OREANDA-NEWS. S&P Global Ratings assigned its 'AAA' long-term rating to the commonwealth of Virginia's series 2016A general obligation (GO) bonds and series 2016B GO refunding bonds. At the same time, we affirmed our 'AAA' rating on Virginia's GO debt outstanding, our 'AA+' rating on the state's appropriation-backed debt, and our 'AA' rating on the state's moral obligation debt. The outlook on all ratings is stable.

"The 'AAA' rating on Virginia's GO debt reflects our view of the commonwealth's strong and diverse economy, although growth rates have slowed in recent years tied to the effects of federal sequestration," said S&P Global Ratings credit analyst Carol Spain. Other factors include its: Strong financial policies and practices; Long history of proactive and conservative financial management despite structural misalignment over the past biennium; and Moderate debt levels that are expected to remain so based on the commonwealth's debt capacity model. The commonwealth will use bond proceeds to finance the costs of constructing and equipping revenue-producing capital projects at institutions of higher education and to refund certain maturities of series 2006A GO refunding bonds and series 2009A and 2009B GO bonds for net present value savings. It has pledged net revenues of certain facilities or systems of higher learning or executive branch agencies, and the bonds are secured by the commonwealth's full faith and credit. The rating reflects the strength of the GO pledge.

"The stable outlook reflects Virginia's proactive identification of revenue shortfalls and historically demonstrated active budget management to alleviate projected deficits," added Ms. Spain. It also reflects recent measures to increase pension funding and structural improvements in the 2016-2018 biennium budget, although we recognize that recent revenue shortfalls could tip the state into imbalance. In addition, the outlook incorporates the state's strong and diverse economy and unemployment rate that has remained consistently below U. S. levels despite recent deceleration following federal sequestration.

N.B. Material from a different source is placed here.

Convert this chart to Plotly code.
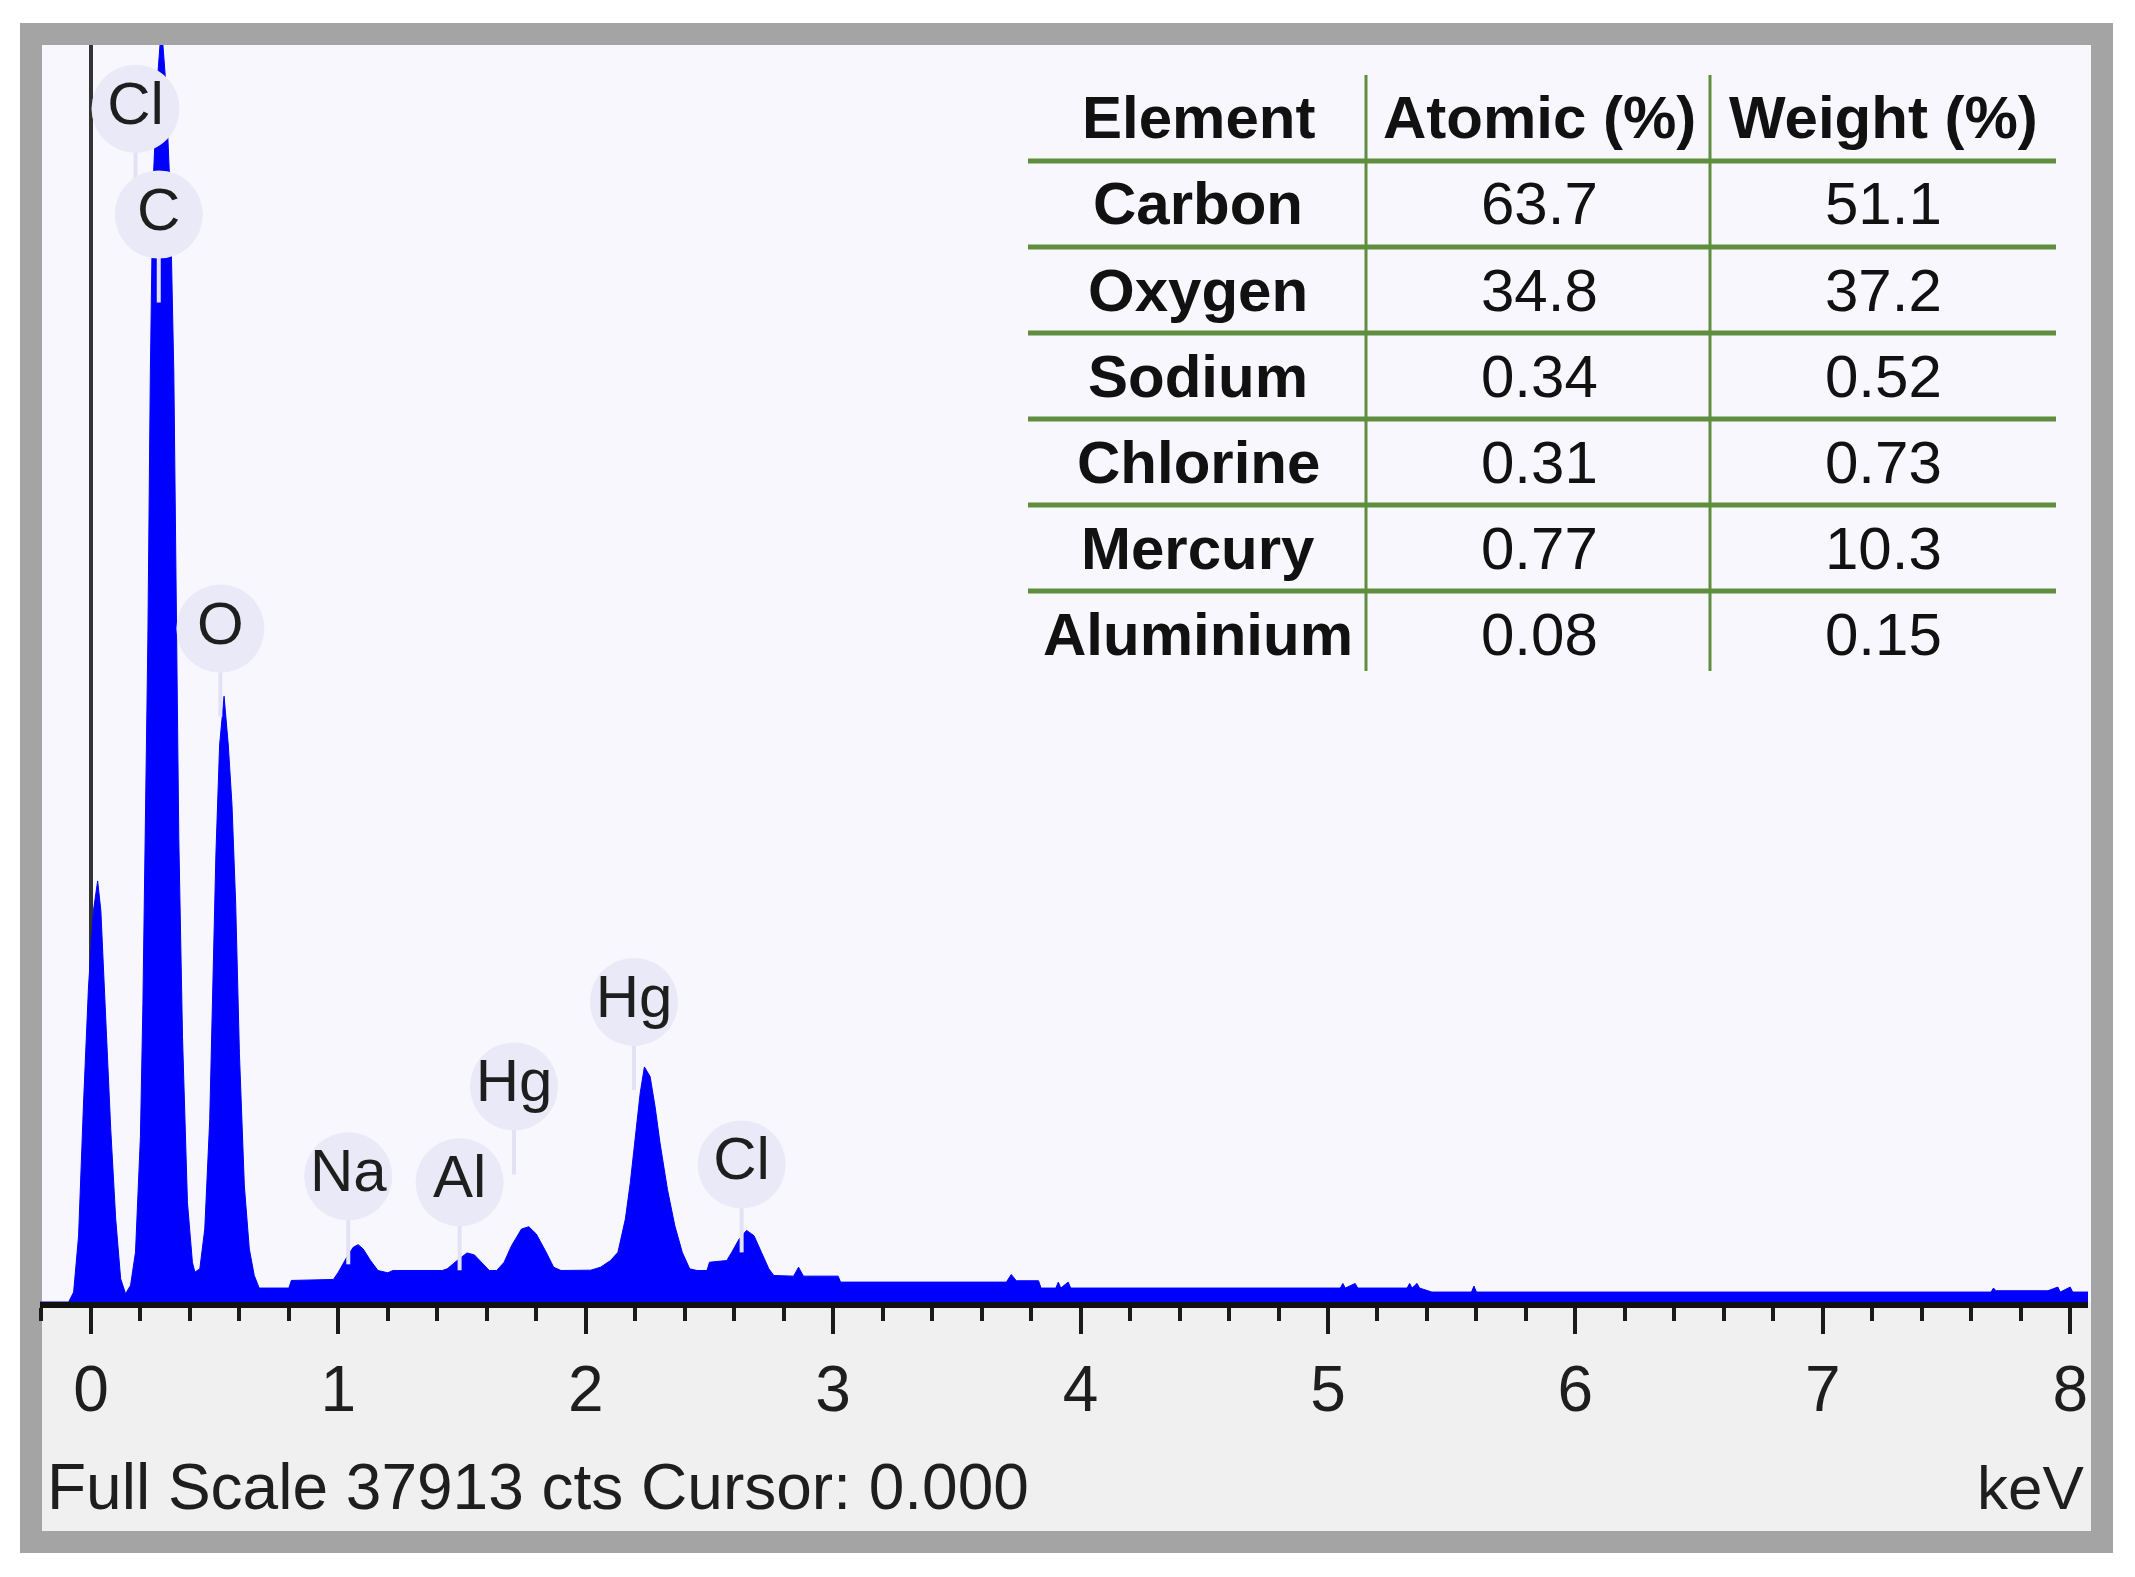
import plotly.graph_objects as go

# EDS spectrum
FULL_SCALE = 37913

energy_kev = [
    -0.205, -0.09, -0.07, -0.05, -0.03, -0.01, 0.01, 0.027, 0.04, 0.06, 0.08, 0.10, 0.12, 0.14,
    0.16, 0.18, 0.20, 0.21, 0.22, 0.23, 0.24, 0.25, 0.27, 0.285, 0.30, 0.32, 0.335, 0.345,
    0.355, 0.37, 0.39, 0.41, 0.42,
    0.44, 0.46, 0.48, 0.49, 0.505, 0.52, 0.538, 0.555, 0.57, 0.585, 0.60, 0.62, 0.64, 0.66, 0.68,
    0.80, 0.81, 0.98, 1.00, 1.03, 1.06, 1.08, 1.10, 1.13, 1.16, 1.20, 1.22, 1.42,
    1.44, 1.48, 1.52, 1.55, 1.58, 1.61, 1.64, 1.67, 1.70, 1.74, 1.77, 1.80, 1.84, 1.87, 1.90,
    2.02, 2.06, 2.10, 2.13, 2.16, 2.18, 2.20, 2.22, 2.237, 2.26, 2.28, 2.30, 2.33, 2.36, 2.39,
    2.42, 2.45, 2.49, 2.50, 2.57, 2.59, 2.62, 2.65, 2.68, 2.71, 2.74, 2.76, 2.84, 2.86, 2.88,
    3.02, 3.03, 3.70, 3.72, 3.74, 3.83, 3.84, 3.90, 3.91, 3.92, 3.95, 3.96,
    5.05, 5.06, 5.07, 5.11, 5.12, 5.32, 5.33, 5.34, 5.36, 5.37, 5.42, 5.58, 5.59, 5.60,
    7.68, 7.69, 7.70, 7.91, 7.95, 7.96, 8.00, 8.01, 8.072,
]
counts = [
    0, 0, 300, 2000, 6000, 9500, 11800, 12700, 11800, 8500, 5200, 2500, 700, 250,
    500, 1500, 5000, 9000, 14000, 20000, 28000, 33500, 37000, 38500, 37000, 33500, 28000, 20000,
    14000, 8000, 3000, 1200, 900,
    1000, 2200, 5500, 9000, 13500, 16800, 18270, 16800, 15000, 12000, 7500, 3500, 1600, 800, 420,
    420, 650, 680, 900, 1300, 1650, 1730, 1600, 1250, 950, 880, 950, 950,
    1000, 1250, 1480, 1420, 1200, 950, 950, 1200, 1700, 2200, 2270, 2050, 1500, 1050, 950,
    960, 1050, 1250, 1500, 2500, 3600, 5000, 6300, 7090, 6800, 5900, 4800, 3400, 2300, 1500,
    1000, 950, 950, 1200, 1250, 1500, 1900, 2160, 2000, 1500, 1000, 800, 780, 1050, 780,
    780, 600, 600, 830, 640, 640, 420, 420, 600, 420, 600, 420,
    420, 560, 420, 560, 420, 420, 560, 420, 560, 420, 300, 300, 480, 300,
    300, 420, 340, 340, 450, 300, 450, 300, 300,
]

peak_labels = ["Cl", "C", "O", "Na", "Al", "Hg", "Hg", "Cl"]
peak_label_kev = [0.18, 0.274, 0.523, 1.04, 1.49, 1.71, 2.195, 2.63]
peak_label_counts = [35990, 32800, 20310, 3790, 3610, 6500, 9050, 4150]

table_header = ["Element", "Atomic (%)", "Weight (%)"]
elements = ["Carbon", "Oxygen", "Sodium", "Chlorine", "Mercury", "Aluminium"]
atomic_pct = ["63.7", "34.8", "0.34", "0.31", "0.77", "0.08"]
weight_pct = ["51.1", "37.2", "0.52", "0.73", "10.3", "0.15"]

W, H = 2135, 1577
# the page body adds an 8 px margin, so the figure is pulled up/left by 8
PAGE_PAD = 8
PLOT_LEFT, PLOT_RIGHT, PLOT_TOP, PLOT_BOTTOM = 40, 2088, 45, 1302
L = PLOT_LEFT - PAGE_PAD
T = PLOT_TOP - PAGE_PAD
R = W - (PLOT_RIGHT - PAGE_PAD)
B = H - (PLOT_BOTTOM - PAGE_PAD)
PW = PLOT_RIGHT - PLOT_LEFT
PH = PLOT_BOTTOM - PLOT_TOP
FONT = "Liberation Sans, Arial, sans-serif"
BLUE = "#0000FF"
GREEN = "#5f8f3e"
STEM = 0.07 * FULL_SCALE


def px(x):
    return (x - PLOT_LEFT) / PW


def py(y):
    return (PLOT_BOTTOM - y) / PH


fig = go.Figure()

fig.add_trace(
    go.Scatter(
        x=energy_kev,
        y=counts,
        mode="lines",
        fill="tozeroy",
        fillcolor=BLUE,
        line={"color": BLUE, "width": 1},
        hoverinfo="skip",
        showlegend=False,
    )
)

stem_x, stem_y = [], []
for e, c in zip(peak_label_kev, peak_label_counts):
    stem_x += [e, e, None]
    stem_y += [c, c - STEM, None]
fig.add_trace(
    go.Scatter(
        x=stem_x,
        y=stem_y,
        mode="lines",
        line={"color": "#e2e2f4", "width": 4},
        hoverinfo="skip",
        showlegend=False,
    )
)
fig.add_trace(
    go.Scatter(
        x=peak_label_kev,
        y=peak_label_counts,
        mode="markers+text",
        text=peak_labels,
        textposition="middle center",
        textfont={"family": FONT, "size": 60, "color": "#1e1e1e"},
        marker={"symbol": "circle", "size": 88, "color": "#e9e9f7", "line": {"width": 0}},
        cliponaxis=False,
        hoverinfo="skip",
        showlegend=False,
    )
)

shapes = [
    # window frame, label strip and plot panel
    dict(type="rect", xref="paper", yref="paper", layer="below", line_width=0,
         x0=px(20), x1=px(2113), y0=py(1553), y1=py(23), fillcolor="#a4a4a4"),
    dict(type="rect", xref="paper", yref="paper", layer="below", line_width=0,
         x0=px(42), x1=px(2091), y0=py(1531), y1=py(45), fillcolor="#f0f0f0"),
    dict(type="rect", xref="paper", yref="paper", layer="below", line_width=0,
         x0=px(42), x1=px(2091), y0=py(1302), y1=py(45), fillcolor="#f7f7fd"),
]

# results table
TABLE_LEFT, TABLE_RIGHT = 1028, 2056
COL_LINES = [1366, 1710]
COL_CENTERS = [1198, 1539, 1883]
HEADER_Y = 118
ROW_LINE0 = 161
ROW_STEP = 86

for i in range(len(elements)):
    y = ROW_LINE0 + i * ROW_STEP
    shapes.append(dict(type="line", xref="paper", yref="paper", x0=px(TABLE_LEFT),
                       x1=px(TABLE_RIGHT), y0=py(y), y1=py(y),
                       line={"color": GREEN, "width": 5}))
for xl in COL_LINES:
    shapes.append(dict(type="line", xref="paper", yref="paper", x0=px(xl), x1=px(xl),
                       y0=py(75), y1=py(671), line={"color": GREEN, "width": 3}))

annotations = []
for xc, head in zip(COL_CENTERS, table_header):
    annotations.append(dict(x=px(xc), y=py(HEADER_Y), text=f"<b>{head}</b>"))
for i, (el, at, wt) in enumerate(zip(elements, atomic_pct, weight_pct)):
    yc = ROW_LINE0 + ROW_STEP / 2 + i * ROW_STEP
    annotations.append(dict(x=px(COL_CENTERS[0]), y=py(yc), text=f"<b>{el}</b>"))
    annotations.append(dict(x=px(COL_CENTERS[1]), y=py(yc), text=at))
    annotations.append(dict(x=px(COL_CENTERS[2]), y=py(yc), text=wt))
for a in annotations:
    a.update(xref="paper", yref="paper", showarrow=False, xanchor="center", yanchor="middle",
             font={"family": FONT, "size": 60, "color": "#111111"})

annotations.append(dict(x=px(45), y=py(1487), xref="paper", yref="paper", showarrow=False,
                        xanchor="left", yanchor="middle",
                        text=f"Full Scale {FULL_SCALE} cts Cursor: 0.000",
                        font={"family": FONT, "size": 64, "color": "#1e1e1e"}))
annotations.append(dict(x=px(2086), y=py(1487), xref="paper", yref="paper", showarrow=False,
                        xanchor="right", yanchor="middle", text="keV",
                        font={"family": FONT, "size": 62, "color": "#1e1e1e"}))

fig.update_xaxes(
    range=[-0.206, 8.072],
    showgrid=False,
    zeroline=True,
    zerolinecolor="#333333",
    zerolinewidth=4,
    showline=True,
    linecolor="#111111",
    linewidth=6,
    ticks="outside",
    tick0=0,
    dtick=1,
    ticklen=26,
    tickwidth=4,
    tickcolor="#1a1a1a",
    minor={"dtick": 0.2, "ticks": "outside", "ticklen": 13, "tickwidth": 4,
           "tickcolor": "#1a1a1a", "showgrid": False},
    tickfont={"family": FONT, "size": 64, "color": "#1e1e1e"},
    fixedrange=True,
)
fig.update_yaxes(range=[0, FULL_SCALE], visible=False, showgrid=False, zeroline=False)

fig.update_layout(
    width=W,
    height=H,
    margin={"l": L, "r": R, "t": T, "b": B},
    paper_bgcolor="white",
    plot_bgcolor="rgba(0,0,0,0)",
    shapes=shapes,
    annotations=annotations,
    showlegend=False,
)

fig.write_html("out.html")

We have viewed the commonwealth's gap-closing measures in the 2014-2016 biennium as predominantly one-time in nature and therefore a weakness, in our view, but we believe this is partly mitigated by the commonwealth's conservative approach to re-estimating its revenue. Virginia again has identified a budget gap for the current biennium, and it has yet to identify a response. If the commonwealth can't make sufficient adjustments to structurally balance the budget, in our view, this would signify a trend of imbalance and weakened budget management practices, which could negatively pressure the rating. Additionally, if the state chooses to significantly use reserves to address the projected budget gap, we would consider this action out of step with the current economic cycle and a reversal of the commonwealth's past practices of building reserves during periods of economic growth. In our opinion, depleted reserves could weaken its ability to respond to economic and financial downturns and be an indication of weaker credit quality.

While Virginia's overall economic performance held up better than that of many states during the Great Recession, sequestration and changes in federal spending created a drag on the commonwealth's economic growth in recent years, and economic forecasts indicate medium-term growth rates more in line with U. S. averages. Should recent revenue shortfalls indicate long-term changes to the structural make-up of the state's economy, management's ability to adjust to slower growth, whether through revisions to forecasts or sustainable budget adjustments, will be critical to maintenance of the rating.